Scotland's Cinemas by Bruce Peter is a wonderfully evocative stroll through the history of the cinema, and in particular the history of cinemas in Scotland. Anyone of middle age and older will remember a time when the architectural landscape of Scotland's cities, and many of its towns and smaller settlements too, featured cinemas. Many of these buildings have now gone, though conversion to Bingo halls saved some for posterity, while others have found commercial uses, for example as furniture warehouses. Some survived long enough for the wheel to turn full circle and cinema come back into fashion: though surviving original cinemas now tend to serve niche markets within the gaps left between modern multiplexes.
Bruce Peter starts his story where he should, with the very first moving picture shows, and later the first purpose built cinemas intended to comply with safety legislation brought in as early as 1909. Throughout the first half of the 20th Century, Scotland shows every sign of having been movie mad, and Glasgow in particular had more cinemas than any city in the world outside the USA. The result was a huge number of new buildings, some of greater architectural merit than others, ranging from fine palaces to ugly entertainment factories. They ranged in size from some of the largest cinemas in Europe, capable of seating more than 3,000 patrons at a time, to much smaller buildings intended to bring a touch of the exotic to their setting. Many came to dominate their localities, and most were radically different from anything in their immediate vicinity: and often controversial as a result.

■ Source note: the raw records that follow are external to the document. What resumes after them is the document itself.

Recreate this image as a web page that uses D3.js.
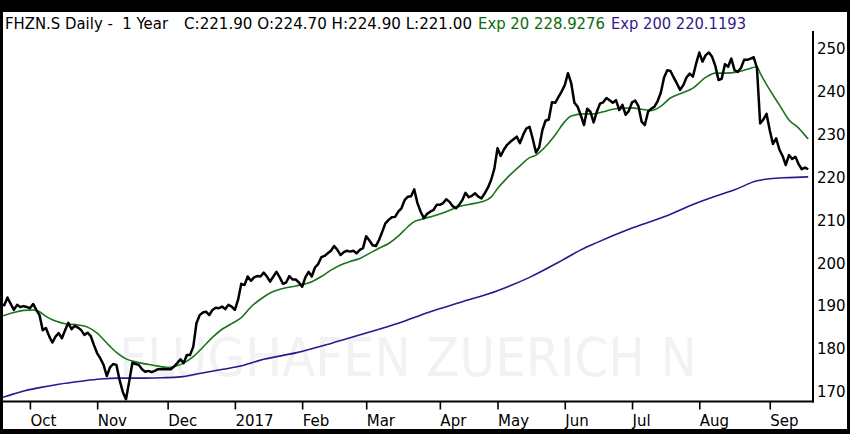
<!DOCTYPE html>
<html>
<head>
<meta charset="utf-8">
<script src="https://cdn.jsdelivr.net/npm/d3@7"></script>
<style>
  html, body { margin: 0; padding: 0; background: #000; }
  svg { display: block; }
  svg text { white-space: pre; }
</style>
</head>
<body>
<svg id="chart" width="850" height="434"></svg>
<script>
// ---- Data (trading-day index; 0 = first trading day of Oct 2016) ----
const closeStart = -9;
const closeValues = [
  190.5,190.2,192.0,190.5,189.1,190.3,189.8,190.0,189.8,
  189.5,190.5,189.1,187.9,184.4,184.9,183.0,181.5,182.9,183.7,
  182.5,184.4,186.1,184.6,185.4,185.0,184.4,183.3,183.8,183.0,
  180.9,179.0,177.8,176.3,173.7,175.7,176.5,176.3,172.8,170.0,
  168.3,172.4,176.8,176.5,176.3,175.3,174.7,174.9,174.6,174.9,
  175.3,175.3,175.3,175.3,175.3,175.9,176.7,177.6,176.7,178.6,
  178.6,180.5,186.0,187.9,188.5,188.7,187.9,189.1,189.6,189.5,
  189.9,189.3,190.3,189.9,189.1,191.5,195.2,194.9,196.9,195.9,
  196.7,197.0,196.9,197.8,196.9,195.7,196.9,198.0,196.7,195.2,
  195.5,197.0,196.2,196.2,195.5,194.5,196.7,198.0,196.9,199.0,
  199.8,201.4,201.7,202.3,202.9,204.0,203.1,201.9,202.6,202.9,
  202.7,202.9,202.3,203.1,203.5,206.3,205.3,204.2,204.0,205.4,
  207.3,209.3,210.1,210.7,210.8,212.0,212.8,214.7,215.5,215.6,
  217.2,214.0,212.0,210.5,211.5,212.0,212.4,213.6,213.6,214.0,
  214.9,214.3,213.3,212.8,213.6,214.7,216.4,215.4,215.7,216.3,
  215.5,215.1,216.3,217.6,219.4,222.0,226.8,225.0,226.5,227.6,
  228.3,228.9,229.5,228.0,229.9,231.4,231.8,229.0,225.8,227.0,
  231.0,233.2,233.5,237.5,237.4,238.7,240.0,241.5,244.3,242.0,
  237.4,236.5,234.5,232.2,236.0,235.3,232.8,235.3,237.2,237.5,
  238.5,238.0,237.4,238.0,235.7,236.9,234.6,235.5,237.5,237.9,
  236.6,233.0,232.2,235.3,236.0,236.5,237.8,239.8,243.3,245.0,
  244.8,243.3,241.9,240.4,241.5,243.3,244.2,243.5,246.5,249.1,
  247.0,248.5,249.1,248.1,246.0,242.7,243.0,246.4,245.8,247.7,
  245.0,244.6,245.5,247.4,247.4,247.7,248.0,245.5,232.6,233.5,
  234.8,231.0,227.8,229.1,226.5,225.0,222.9,225.2,224.3,224.8,
  223.1,221.9,222.3,221.9
];

const ema20Days = [-9,-5,-2,1,3,5,8,11,15,18,21,24,27,30,33,37,40,43,45,48,51,54,57,60,63,66,69,72,76,79,83,88,91,94,97,100,103,106,109,112,115,118,120,122,126,130,134,137,141,144,146,149,153,156,158,161,164,167,169,173,176,179,182,185,188,191,194,197,200,203,207,211,214,217,221,224,227,228,231,234,237,240,243];
const ema20Values = [187.6,188.5,189.0,189.1,188.7,187.6,186.5,185.9,185.6,185.1,183.7,181.4,179.2,177.7,177.0,176.4,176.0,175.7,175.9,176.7,178.2,180.4,182.7,184.6,185.9,187.3,189.8,191.6,193.4,194.1,194.7,195.7,196.9,198.4,199.6,200.4,201.1,202.3,203.5,204.6,206.3,208.5,209.7,210.2,211.0,212.0,213.2,213.7,214.3,215.4,217.4,219.9,222.7,224.6,225.2,227.2,229.9,233.0,234.3,234.8,234.8,235.3,235.9,236.1,236.2,235.9,235.6,236.6,238.5,239.5,240.8,243.3,244.3,244.3,244.6,245.2,245.8,244.3,240.4,236.9,233.4,231.5,228.93];

const ema200Days = [-9,-3,3,9,16,22,28,34,41,47,53,59,65,73,83,94,104,115,125,135,146,156,166,172,177,187,198,208,212,220,227,231,237,243];
const ema200Values = [168.6,170.0,171.0,171.8,172.5,173.0,173.2,173.2,173.3,173.5,174.3,175.1,175.9,177.6,179.1,181.3,183.5,186.0,188.7,191.0,193.6,196.7,200.6,203.1,204.8,207.9,210.8,214.0,215.1,217.1,219.2,219.7,219.95,220.12];

const monthTickDays = [0,21,43,64,85,105,128,146,167,188,209,231];
const monthTickLabels = ["Oct","Nov","Dec","2017","Feb","Mar","Apr","May","Jun","Jul","Aug","Sep"];
const priceTicks = [170,180,190,200,210,220,230,240,250];

const headerParts = [
  {text: "FHZN.S Daily -  1 Year", color: "#000"},
  {text: "C:221.90 O:224.70 H:224.90 L:221.00", color: "#000"},
  {text: "Exp 20 228.9276", color: "#0b6a0b"},
  {text: "Exp 200 220.1193", color: "#33198c"}
];
const watermark = "FLUGHAFEN ZUERICH N";

// ---- Drawing ----
const svg = d3.select("#chart");
const W = 850, H = 434;
const plot = {left: 3, right: 813, top: 30, bottom: 401.5};

svg.append("rect").attr("x",0).attr("y",0).attr("width",W).attr("height",H).attr("fill","#000");
svg.append("rect").attr("x",3).attr("y",12).attr("width",844).attr("height",417).attr("fill","#fff");

const x = d3.scaleLinear().domain([-8.4, 244.5]).range([plot.left, plot.right]);
const y = d3.scaleLinear().domain([170, 250]).range([391.9, 48.7]);

svg.append("defs").append("clipPath").attr("id","clip")
  .append("rect").attr("x",plot.left).attr("y",plot.top)
  .attr("width",plot.right-plot.left-1).attr("height",plot.bottom-plot.top);

// watermark
svg.append("text")
  .attr("x", (plot.left+plot.right)/2).attr("y", 376)
  .attr("text-anchor","middle")
  .attr("font-family","DejaVu Sans, sans-serif")
  .attr("font-size", 54)
  .attr("textLength", 578).attr("lengthAdjust","spacingAndGlyphs")
  .attr("fill","#f2f2f2")
  .text(watermark);

// header
const headerX = [5, 184, 478, 611];
const headerW = [163, 288, 127, 135];
const hdr = svg.append("g").attr("font-family","DejaVu Sans, sans-serif").attr("font-size",15);
headerParts.forEach((p,i) => {
  hdr.append("text").attr("x", headerX[i]).attr("y", 29)
    .attr("textLength", headerW[i]).attr("lengthAdjust","spacingAndGlyphs")
    .attr("fill", p.color).text(p.text);
});

// lines
const g = svg.append("g").attr("clip-path","url(#clip)");
const closeData = closeValues.map((v,i) => [closeStart + i, v]);
const ema20Data = ema20Days.map((d,i) => [d, ema20Values[i]]);
const ema200Data = ema200Days.map((d,i) => [d, ema200Values[i]]);

const line = d3.line().x(d => x(d[0])).y(d => y(d[1]));
const smooth = d3.line().x(d => x(d[0])).y(d => y(d[1])).curve(d3.curveMonotoneX);

g.append("path").datum(ema200Data).attr("d", smooth)
  .attr("fill","none").attr("stroke","#2e1490").attr("stroke-width",1.6);
g.append("path").datum(ema20Data).attr("d", smooth)
  .attr("fill","none").attr("stroke","#1b731b").attr("stroke-width",1.6);
g.append("path").datum(closeData).attr("d", line)
  .attr("fill","none").attr("stroke","#000").attr("stroke-width",2.5)
  .attr("stroke-linejoin","round");

// right axis
const yAxis = d3.axisRight(y).tickValues(priceTicks).tickSize(0).tickPadding(4).tickFormat(d3.format("d"));
const ya = svg.append("g").attr("transform",`translate(${plot.right},0)`).call(yAxis);
ya.select(".domain").remove();
ya.selectAll("text").attr("font-family","DejaVu Sans, sans-serif").attr("font-size",15).attr("fill","#000");
svg.append("line").attr("x1",plot.right).attr("x2",plot.right).attr("y1",31).attr("y2",plot.bottom+1)
  .attr("stroke","#000").attr("stroke-width",2);

// bottom axis
const xAxis = d3.axisBottom(x).tickValues(monthTickDays)
  .tickFormat((d,i) => monthTickLabels[i]).tickSize(8).tickPadding(6);
const xa = svg.append("g").attr("transform",`translate(0,${plot.bottom})`).call(xAxis);
xa.select(".domain").remove();
xa.selectAll(".tick line").attr("stroke","#000").attr("stroke-width",1.6);
xa.selectAll("text").attr("font-family","DejaVu Sans, sans-serif").attr("font-size",15)
  .attr("fill","#000").attr("text-anchor","start").attr("x",0).attr("dy","0.71em");
svg.append("line").attr("x1",plot.left).attr("x2",plot.right+1).attr("y1",plot.bottom).attr("y2",plot.bottom)
  .attr("stroke","#000").attr("stroke-width",2);
</script>
</body>
</html>
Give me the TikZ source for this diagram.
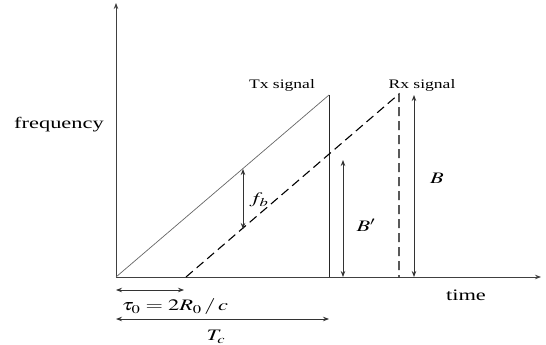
\documentclass[tikz,border=0pt]{standalone}
\usepackage{mathptmx}
\usepackage{fontspec}
\setmainfont{Liberation Serif}
\usetikzlibrary{arrows.meta}
\tikzset{axisline/.style={draw=black!75, line width=0.9pt, -{Stealth[length=6pt,width=4.5pt]}}}
\tikzset{txline/.style={draw=black!60, line width=0.7pt}}
\tikzset{rxline/.style={draw=black, line width=1.1pt, dash pattern=on 9pt off 5pt}}
\tikzset{measure/.style={draw=black!80, line width=0.8pt, {Stealth[length=6pt,width=4.5pt]}-{Stealth[length=6pt,width=4.5pt]}}}
\tikzset{biglabel/.style={font=\fontsize{16}{18}\selectfont, xscale=1.4, inner sep=1pt}}
\tikzset{smalllabel/.style={font=\fontsize{13}{15}\selectfont, xscale=1.35, inner sep=1pt}}

\begin{document}
\begin{tikzpicture}[x=1pt, y=-1pt]
    \useasboundingbox (0,0) rectangle (546,345);

    % axes
    \coordinate (O) at (116,277);
    \coordinate (ytop) at (116,3);
    \coordinate (xend) at (541,277);
    \draw[axisline] (O) -- (ytop);
    \draw[axisline] (O) -- (xend);
    \node[biglabel] (freq) at (59,125) {frequency};
    \node[biglabel] (time) at (466,295) {time};

    % chirps
    \coordinate (txpeak) at (329,95);
    \coordinate (txfoot) at (329,277);
    \coordinate (rxstart) at (186,277);
    \coordinate (rxpeak) at (399,94);
    \coordinate (rxfoot) at (399,277);
    \draw[txline] (O) -- (txpeak);
    \draw[txline, draw=black!85] (txpeak) -- (txfoot);
    \draw[rxline] (rxstart) -- (rxpeak) -- (rxfoot);
    \node[smalllabel] (tx) at (282,85) {Tx signal};
    \node[smalllabel] (rx) at (422,85) {Rx signal};

    % beat frequency and bandwidths
    \coordinate (fbtop) at (243,169);
    \coordinate (fbbot) at (243,229);
    \draw[measure] (fbtop) -- (fbbot);
    \node[biglabel] (fb) at (259,200) {$f_b$};
    \coordinate (bptop) at (343,160);
    \coordinate (bpbot) at (343,277);
    \draw[measure] (bptop) -- (bpbot);
    \node[biglabel] (bp) at (366,225) {$B'$};
    \coordinate (btop) at (414,95);
    \coordinate (bbot) at (414,277);
    \draw[measure] (btop) -- (bbot);
    \node[biglabel] (b) at (437,178) {$B$};

    % delay and chirp duration
    \coordinate (tauL) at (116,290);
    \coordinate (tauR) at (184,290);
    \draw[measure] (tauL) -- (tauR);
    \node[biglabel] (tau) at (175,307) {$\tau_0 = 2R_0 \,/\, c$};
    \coordinate (tcL) at (116,319);
    \coordinate (tcR) at (329,319);
    \draw[measure] (tcL) -- (tcR);
    \node[biglabel] (tc) at (216,337) {$T_c$};
\end{tikzpicture}
\end{document}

The story of Scotland's cinemas is accompanied by a large number of well chosen black and white images which illustrate the narrative beautifully and are closely interdependent with it. Captions are sufficiently detailed to help tie the pictures with the text, but never so long as to interrupt the flow of the book. It's easy to regard this book as a wonderful trip down memory lane (and it certainly is): but it is much more as well, bringing the story of cinemas up to date with a look at the modern resurgence: in cinema going, if not necessarily in the quality of cinema architecture.